What needs to be done: Look through the material below for "React". Copy every line that contains it.

· · · · · · ·

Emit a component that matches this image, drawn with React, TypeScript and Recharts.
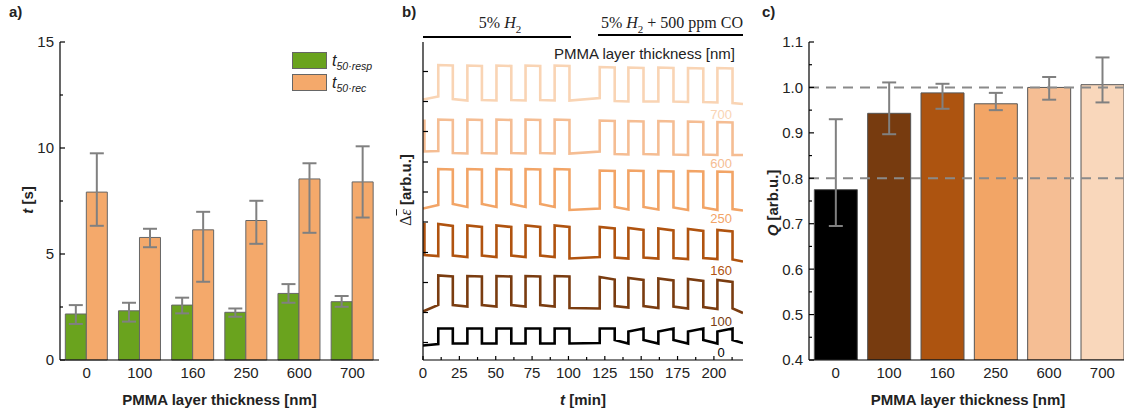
import React from 'react';
import {
  BarChart,
  Bar,
  LineChart,
  Line,
  XAxis,
  YAxis,
  ErrorBar,
  Cell,
  ReferenceLine,
  ReferenceDot,
} from 'recharts';

const FONT = '"Liberation Sans", Arial, sans-serif';
const SERIF = '"Liberation Serif", "Times New Roman", serif';
const TEXT = '#222';
const AXIS = { stroke: '#000', strokeWidth: 1.2 };

// PMMA layer thickness [nm], categories of panels a and c
const thickness = ['0', '100', '160', '250', '600', '700'];

// a) t50 response / recovery times [s], error bar ends [low, high]
const tResp = [2.17, 2.32, 2.59, 2.25, 3.14, 2.75];
const tRespRange = [[1.7, 2.59], [1.81, 2.7], [2.2, 2.94], [2.04, 2.43], [2.7, 3.58], [2.51, 3.02]];
const tRec = [7.92, 5.78, 6.14, 6.58, 8.54, 8.4];
const tRecRange = [[6.33, 9.75], [5.32, 6.19], [3.69, 6.99], [5.48, 7.51], [6.0, 9.28], [6.72, 10.08]];
const tTicks = [0, 2.5, 5, 7.5, 10, 12.5, 15];

// c) Q [arb.u.]
const qValues = [0.775, 0.943, 0.988, 0.964, 1.0, 1.006];
const qRange = [[0.695, 0.93], [0.897, 1.011], [0.953, 1.008], [0.95, 0.988], [0.973, 1.023], [0.967, 1.066]];
const qColors = ['#000000', '#773b0f', '#ad5410', '#f2a566', '#f5be94', '#f9d7bb'];
const qTicks = [0.4, 0.45, 0.5, 0.55, 0.6, 0.65, 0.7, 0.75, 0.8, 0.85, 0.9, 0.95, 1.0, 1.05, 1.1];

// b) gas pulse transients, time [min]
const timeTicks = [0, 12.5, 25, 37.5, 50, 62.5, 75, 87.5, 100, 112.5, 125, 137.5, 150, 162.5, 175, 187.5, 200, 212.5];
const riseT = [10.5, 30.5, 50.5, 70.5, 90.5, 121.5, 141.2, 161.8, 182.2, 202.4];
const fallT = [20.5, 40.5, 60.7, 80.6, 100.7, 131.8, 151.6, 172.2, 192.7, 212.8];
const levelTicks = [17.5, 47.5, 77.5, 107.5, 138, 168, 198, 228.5, 258.5, 288.5];

// signal levels (stacked, arb. units): low phases [start, end] x 11, high phases [start, end] x 10
const lo700 = [[260.5, 263.5], [261, 259.5], [260, 259.5], [260, 259.5], [260, 259.5], [259.5, 262], [259, 258.5], [258.5, 258.5], [258.5, 258], [258, 257.5], [257, 256]];
const hi700 = [[295, 294.5], [294.5, 294], [294.5, 294], [294.5, 294], [294.5, 294], [293, 292.5], [292.5, 292], [292.5, 292], [292, 291.5], [292, 291.5]];
const lo600 = [[208.5, 209], [207, 206.5], [207, 206.5], [207, 206.5], [207, 206.5], [206.5, 208.5], [206, 205.5], [206, 205.5], [205.5, 205], [205.5, 205], [205, 205]];
const hi600 = [[240.5, 240], [240.5, 240], [240.5, 240], [240.5, 240], [240.5, 240], [239.5, 239], [239, 238.5], [239, 238.5], [238.5, 238], [238, 237.5]];
const lo250 = [[151.5, 155], [156, 153], [156, 153], [156, 153], [156, 153], [150, 151.5], [153, 150.5], [153, 150.5], [152.5, 150], [152.5, 150], [151, 149.5]];
const hi250 = [[191, 190.5], [191, 190.5], [191, 190.5], [191, 190.5], [191, 190.5], [189.5, 189], [189.5, 189], [189, 188.5], [189, 188.5], [188.5, 188]];
const lo160 = [[105, 104], [104.5, 103], [104.5, 103], [104.5, 103], [104.5, 103], [101.5, 103], [102.5, 101.5], [102.5, 101.5], [102, 101], [102, 101], [100.5, 98.5]];
const hi160 = [[136, 134], [134.5, 133], [134.5, 133], [134.5, 133], [134.5, 133], [133, 131.5], [132, 130], [131.5, 129.5], [131, 129], [130, 128.5]];
const lo100 = [[48.5, 55], [55, 53.5], [55, 53.5], [55, 53.5], [55, 53.5], [52, 51.5], [54, 52.5], [54, 52], [53.5, 51.5], [53, 51], [51.5, 47]];
const hi100 = [[84.5, 83.5], [84, 83.5], [84, 83.5], [84, 83.5], [84, 83.5], [83, 80.5], [82, 80], [81.5, 79.5], [81, 79], [80, 78]];
const lo0 = [[14.5, 16], [16.5, 16.5], [16.5, 16.5], [16.5, 16.5], [16.5, 16.5], [16.5, 17], [20, 16.5], [20, 16.5], [20, 16.5], [20, 16.5], [20, 17]];
const hi0 = [[31.5, 31.5], [31.5, 31.5], [31.5, 31.5], [31.5, 31.5], [31.5, 31.5], [31.5, 31.5], [28.5, 31.5], [28.5, 31.5], [28.5, 31.5], [28.5, 31.5]];

const traceLabels = ['700', '600', '250', '160', '100', '0'];
const traceColors = ['#f9d4b4', '#f5bd93', '#f2a466', '#b0530f', '#7a3c10', '#000000'];
const traceLows = [lo700, lo600, lo250, lo160, lo100, lo0];
const traceHighs = [hi700, hi600, hi250, hi160, hi100, hi0];
const traceHeads: (number | null)[] = [null, 240.5, null, 137, null, null];
const traceLabelLevels = [246, 196.7, 141.7, 90, 38.3, 7.3];

const buildTrace = (lo: number[][], hi: number[][], head: number | null) => {
  const pts: { t: number; v: number }[] = [];
  const t0 = head != null ? 1 : 0;
  if (head != null) pts.push({ t: t0, v: head });
  pts.push({ t: t0, v: lo[0][0] });
  riseT.forEach((r, i) => {
    pts.push({ t: r, v: lo[i][1] });
    pts.push({ t: r, v: hi[i][0] });
    pts.push({ t: fallT[i], v: hi[i][1] });
    pts.push({ t: fallT[i], v: lo[i + 1][0] });
  });
  pts.push({ t: 220, v: lo[10][1] });
  return pts;
};

const dataA = thickness.map((k, i) => ({
  thickness: k,
  resp: tResp[i],
  respErr: [tResp[i] - tRespRange[i][0], tRespRange[i][1] - tResp[i]],
  rec: tRec[i],
  recErr: [tRec[i] - tRecRange[i][0], tRecRange[i][1] - tRec[i]],
}));

const dataC = thickness.map((k, i) => ({
  thickness: k,
  q: qValues[i],
  qErr: [qValues[i] - qRange[i][0], qRange[i][1] - qValues[i]],
}));

// inward ticks on a left axis, labels only on majors
const makeYTick = (isMajor: (v: number) => boolean, fmt: ((v: number) => string) | null) => (props: any) => {
  const { x, y, payload } = props;
  const major = isMajor(payload.value);
  return (
    <g>
      <line x1={x} x2={x + (major ? 5 : 3)} y1={y} y2={y} stroke="#000" strokeWidth={1.2} />
      {fmt && major && (
        <text x={x - 6} y={y} dy="0.36em" textAnchor="end" fontSize={15} fill={TEXT} fontFamily={FONT}>
          {fmt(payload.value)}
        </text>
      )}
    </g>
  );
};

const catTick = (props: any) => (
  <text x={props.x} y={props.y + 18} textAnchor="middle" fontSize={15} fill={TEXT} fontFamily={FONT}>
    {props.payload.value}
  </text>
);

const timeTick = (props: any) => {
  const { x, y, payload } = props;
  const major = payload.value % 25 === 0;
  return (
    <g>
      <line x1={x} x2={x} y1={y} y2={y - (major ? 4 : 3)} stroke="#000" strokeWidth={1.2} />
      {major && (
        <text x={x} y={y + 18} textAnchor="middle" fontSize={15} fill={TEXT} fontFamily={FONT}>
          {payload.value}
        </text>
      )}
    </g>
  );
};

const Abs = ({ x, y, rotate, style, children }: any) => (
  <div
    style={{
      position: 'absolute',
      left: x,
      top: y,
      transform: `translate(-50%, -50%)${rotate ? ' rotate(-90deg)' : ''}`,
      whiteSpace: 'nowrap',
      lineHeight: 1,
      ...style,
    }}
  >
    {children}
  </div>
);

const LegendItem = ({ color, sub, top }: { color: string; sub: string; top: number }) => (
  <div style={{ position: 'absolute', left: 292, top, height: 17, display: 'flex', alignItems: 'center' }}>
    <div style={{ width: 33, height: 15, background: color, border: '1px solid #666' }} />
    <span style={{ marginLeft: 5, fontStyle: 'italic', fontSize: 16, lineHeight: 1 }}>
      t<span style={{ fontSize: 10.5, position: 'relative', top: 4 }}>{sub}</span>
    </span>
  </div>
);

const bold = { fontWeight: 700, fontSize: 15 };

const App = () => (
  <div
    style={{
      position: 'fixed',
      left: 0,
      top: 0,
      width: 1124,
      height: 416,
      overflow: 'hidden',
      background: '#fff',
      fontFamily: FONT,
      color: TEXT,
    }}
  >
    {/* a) */}
    <div style={{ position: 'absolute', left: 0, top: 0 }}>
      <BarChart width={380} height={416} data={dataA} margin={{ top: 42, right: 1, bottom: 0, left: 0 }} barCategoryGap="10%" barGap={0}>
        <XAxis dataKey="thickness" height={56} interval={0} tickSize={0} tickMargin={0} tickLine={false} axisLine={AXIS} tick={catTick} />
        <XAxis xAxisId="top" dataKey="thickness" orientation="top" height={0} tick={false} tickLine={false} axisLine={AXIS} />
        <YAxis
          type="number"
          width={60}
          domain={[0, 15]}
          ticks={tTicks}
          interval={0}
          tickSize={0}
          tickMargin={0}
          tickLine={false}
          axisLine={AXIS}
          tick={makeYTick((v) => v % 5 === 0, (v) => String(v))}
        />
        <YAxis yAxisId="right" orientation="right" width={0} tick={false} tickLine={false} axisLine={AXIS} />
        <Bar dataKey="resp" fill="#6aa31e" stroke="#666" strokeWidth={1} isAnimationActive={false}>
          <ErrorBar dataKey="respErr" width={7} stroke="#808080" strokeWidth={2} />
        </Bar>
        <Bar dataKey="rec" fill="#f4a96b" stroke="#666" strokeWidth={1} isAnimationActive={false}>
          <ErrorBar dataKey="recErr" width={7} stroke="#808080" strokeWidth={2} />
        </Bar>
      </BarChart>
    </div>

    {/* b) */}
    <div style={{ position: 'absolute', left: 380, top: 0 }}>
      <LineChart width={380} height={416} margin={{ top: 42, right: 17, bottom: 0, left: 0 }}>
        <XAxis
          type="number"
          dataKey="t"
          domain={[0, 220]}
          ticks={timeTicks}
          interval={0}
          height={56}
          tickSize={0}
          tickMargin={0}
          tickLine={false}
          axisLine={AXIS}
          tick={timeTick}
          allowDataOverflow
        />
        <XAxis xAxisId="top" type="number" orientation="top" domain={[0, 220]} height={0} tick={false} tickLine={false} axisLine={AXIS} />
        <YAxis
          type="number"
          domain={[0, 318]}
          ticks={levelTicks}
          interval={0}
          width={43}
          tickSize={0}
          tickMargin={0}
          tickLine={false}
          axisLine={AXIS}
          tick={makeYTick(() => true, null)}
          allowDataOverflow
        />
        <YAxis yAxisId="right" orientation="right" width={0} tick={false} tickLine={false} axisLine={AXIS} />
        {traceLabels.map((lab, i) => (
          <Line
            key={lab}
            data={buildTrace(traceLows[i], traceHighs[i], traceHeads[i])}
            dataKey="v"
            type="linear"
            stroke={traceColors[i]}
            strokeWidth={2.6}
            dot={false}
            isAnimationActive={false}
          />
        ))}
        {traceLabels.map((lab, i) => (
          <ReferenceDot
            key={`l-${lab}`}
            x={205}
            y={traceLabelLevels[i]}
            r={0}
            fill="none"
            stroke="none"
            label={{ value: lab, position: 'center', fill: traceColors[i], fontSize: 13, fontFamily: FONT }}
          />
        ))}
      </LineChart>
    </div>

    {/* c) */}
    <div style={{ position: 'absolute', left: 760, top: 0 }}>
      <BarChart width={380} height={416} data={dataC} margin={{ top: 42, right: 11, bottom: 0, left: 0 }} barCategoryGap="10%">
        <XAxis dataKey="thickness" height={56} interval={0} tickSize={0} tickMargin={0} tickLine={false} axisLine={AXIS} tick={catTick} />
        <XAxis xAxisId="top" dataKey="thickness" orientation="top" height={0} tick={false} tickLine={false} axisLine={AXIS} />
        <YAxis
          type="number"
          width={49}
          domain={[0.4, 1.1]}
          ticks={qTicks}
          interval={0}
          tickSize={0}
          tickMargin={0}
          tickLine={false}
          axisLine={AXIS}
          allowDataOverflow
          tick={makeYTick((v) => Math.abs(v * 10 - Math.round(v * 10)) < 1e-6, (v) => v.toFixed(1))}
        />
        <Bar dataKey="q" stroke="#555" strokeWidth={1} isAnimationActive={false}>
          {qColors.map((c, i) => (
            <Cell key={i} fill={c} />
          ))}
          <ErrorBar dataKey="qErr" width={7} stroke="#808080" strokeWidth={2} />
        </Bar>
        <ReferenceLine y={1.0} stroke="#8a8a8a" strokeWidth={2} strokeDasharray="10 7" />
        <ReferenceLine y={0.8} stroke="#8a8a8a" strokeWidth={2} strokeDasharray="10 7" />
      </BarChart>
    </div>

    {/* panel letters */}
    <div style={{ position: 'absolute', left: 9, top: 4, ...bold, lineHeight: 1 }}>a)</div>
    <div style={{ position: 'absolute', left: 402, top: 4, ...bold, lineHeight: 1 }}>b)</div>
    <div style={{ position: 'absolute', left: 762, top: 4, ...bold, lineHeight: 1 }}>c)</div>

    {/* legend a */}
    <LegendItem color="#6aa31e" sub="50·resp" top={52} />
    <LegendItem color="#f4a96b" sub="50·rec" top={74} />

    {/* axis titles */}
    <Abs x={219.5} y={399} style={bold}>PMMA layer thickness [nm]</Abs>
    <Abs x={583} y={399} style={bold}>
      <i>t</i> [min]
    </Abs>
    <Abs x={968} y={399} style={bold}>PMMA layer thickness [nm]</Abs>
    <Abs x={27} y={200} rotate style={bold}>
      <i>t</i> [s]
    </Abs>
    <Abs x={406} y={190} rotate style={bold}>
      <span style={{ fontFamily: SERIF, fontWeight: 400, fontSize: 16 }}>
        Δ<i style={{ textDecoration: 'overline' }}>ε</i>
      </span>{' '}
      [arb.u.]
    </Abs>
    <Abs x={772} y={203} rotate style={bold}>
      <i>Q</i> [arb.u.]
    </Abs>

    {/* b) gas annotations */}
    <Abs x={500} y={25} style={{ fontFamily: SERIF, fontSize: 16 }}>
      5% <i>H</i>
      <sub style={{ fontSize: 11 }}>2</sub>
    </Abs>
    <div style={{ position: 'absolute', left: 423, top: 36, width: 148, height: 2, background: '#000' }} />
    <Abs x={672} y={25} style={{ fontFamily: SERIF, fontSize: 16 }}>
      5% <i>H</i>
      <sub style={{ fontSize: 11 }}>2</sub> + 500 ppm CO
    </Abs>
    <div style={{ position: 'absolute', left: 598, top: 34, width: 145, height: 2, background: '#000' }} />
    <div style={{ position: 'absolute', right: 1124 - 735, top: 46, fontSize: 15, lineHeight: 1 }}>
      PMMA layer thickness [nm]
    </div>
  </div>
);

export default App;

· · · · · · ·

Output of the task:
Emit a component that matches this image, drawn with React, TypeScript and Recharts.
import React from 'react';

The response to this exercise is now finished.